If you're not placing your AI buddy on a workflow that has "Specs->Reqs->Design->Analysis->Implementation->Review->Integration->Release" somewhere in the bag of worms, you're .. doing software wrong. You cannot just ignore natural laws and assume, because you 'know better', your software will 'be better'. And whether we like it or not, all software follows a philosophically natural law, which has evolved to become better understood, and thus more broadly applicable, over decades of human attention. Ignoring these natural laws in order to be a bleeding edge AI cowboy is only gonna get you butt-hurt, kiddo. Learn proper software management techniques first, AI second. Always. AI is just another junior dev - if your workflow is bogus, it doesn't matter how many dev's you've got. Period. You're going to be shipping crud.

It doesn't matter that AI-coding is taking over: if AI is being used in a brain-dead manner, then you should expect brain-dead results. You didn't review the code as the principle responsible party? The fault for the AI-induced failure nevertheless rests at your feet.

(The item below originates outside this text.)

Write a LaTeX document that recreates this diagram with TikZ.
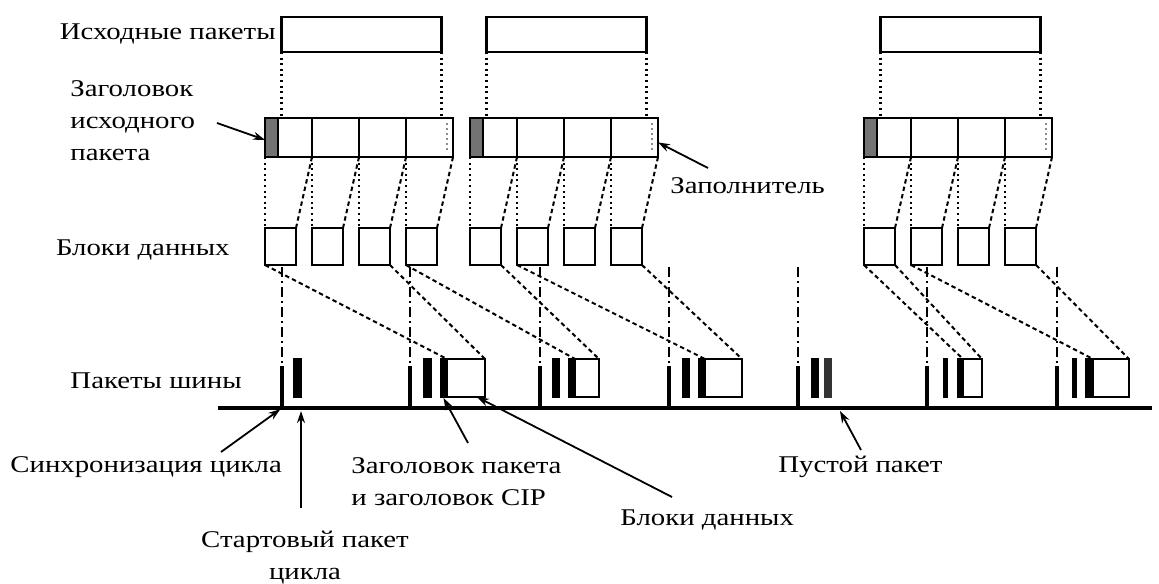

If, however, you apply decades of software development best-practices, you very definitely get living, vibrant, powerful results - the same as if you had a fleet of junior devs, assuming you treated them properly in the first place as well ..

anal_reactor an hour ago | parent [-]

> You cannot just ignore natural laws and assume, because you 'know better', your software will 'be better'. And whether we like it or not, all software follows a philosophically natural law, which has evolved over decades of human attention. Ignoring these natural laws (...) is only gonna get you butt-hurt, kiddo.

If only you could just read these words back to yourself. Designing perfect software is NOT the case 90% of the time. 90% of the time the entire purpose of software is to facilitate business so if business says "prioritize speed over quality" then you shut up and do exactly that.

Imagine owning a bakery and telling the employee "we need more donuts faster, stop spending ages decorating every single donut like god damn Picasso, just do whatever and move onto the next one, customers are waiting" but instead the guy goes on a rant that nooooooooo only the perfect donuts should be sold, if the glazing isn't perfectly distributed it ruins the flavor profile, which is a real disgrace to the art of making donuts... bro this fast food, stfu and make the donuts faster, we have ten H-1B Donut Artists waiting if you don't like your role.

aa-jv 30 minutes ago | parent [-]

Its an utter fallacy to state that you have to stop doing quality processes if you want to deliver software, rapidly.

Abandoning quality review steps only seems to be 'more efficient' if you're utterly crap at doing quality processes in the first place - but, the more you do them, the better you get at it, faster - so really you're just saying "people who are crap at doing quality-control processes on their software don't want to have to get better at doing quality-control processes, because it just slows them down" .. effectively ignoring the time wasted in bug triage and other user-unfriendly experiences that result from this lack of quality process, down the line...

So I don't buy your argument. I think you might just be crap at software quality processes and don't want to be reminded of it. Maybe you make donuts - some of us actually serve healthy software to our users.

And many of us do it just as quickly as the guy throwing pieces away that he doesn't know how to use, effectively. Albeit, with much higher quality results, naturally.